Cheese thieves: UK middle classes turn to stealing food they can't afford
Shoplifting has proved to be
the biggest concern for UK retailers, accounting for 36 percent
of total losses, or £1.224 billion, according to the 2012-2013
Global Retail Theft Barometer, conducted by consumer market
research company, Euromonitor.
Retail crime losses in the twelve-months 2012-13 were 6.8 percent higher than in 2011. It's believed that food theft has gone up due to the "weak economy" and the growing pressure on average household finances, pushing more and more middle class shoppers to turn to crime to maintain their lifestyles.
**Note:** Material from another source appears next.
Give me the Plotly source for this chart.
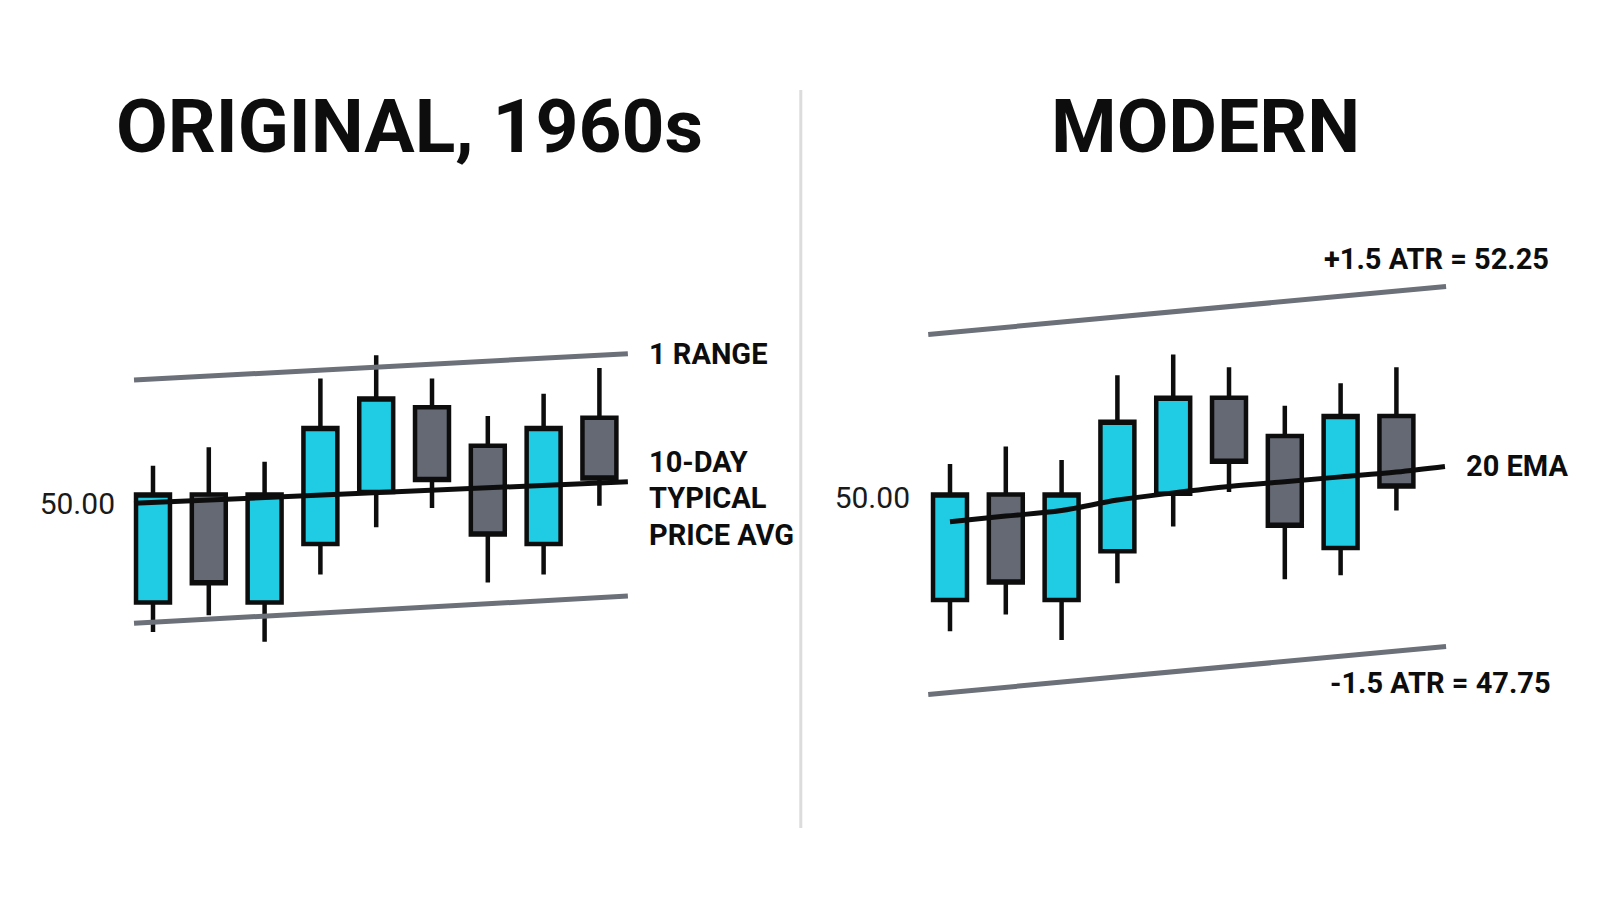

Among the most sought-after goods likely to be stolen are gammon joints, bacon, brie and parmesan cheeses, wines and vodka.
Theft by employees also turned out to be a problem, accounting for 33 percent of the overall crime.
UK retailers are investing in improved security methods in a bid to diminish losses. The most common methods of protection include installing antennas, tagging or cable alarms. Retailers estimated their future loss prevention investments would increase or stay stable.
"Over the last year, retailers have certainly been making great strides in the fight against retail crime. However, times are still tough for many families across the country, hence the increase in theft of high value foodstuff such as fresh meat and cheese," UK general manager of Checkpoint Systems, Russell Holland, which carried out the research, said.
Meanwhile, new research released last week showed that the rising costs of healthy foods, combined with growing unemployment rates, are pushing people in the UK towards junk food. UK residents are spending approximately 8.5 percent less on food in real terms than they were prior to the recession.
According to a YouGov survey released earlier this month, 25 percent of British people are eating less meat this year than in 2012.
Although the economy is starting to display signs of recovery, prices continue to rise more quickly than wages, according to the latest figures from the Office for National Statistics.
According to Euromonitor, "shrink" (comprised of shoplifting, employee or supplier fraud, organized retail crime and administrative errors) has been on the rise across the world.
The lowest shrink rates, however, were recorded in Japan (1 percent of retail sales), followed by Hong Kong, Australia and Germany (1.1 percent). The US came in at 1.5 percent of retail sales. The highest rates were recorded in Brazil and Mexico (1.6 percent). Global retailers blamed lagging economic recoveries and organized retail crime for high theft rates.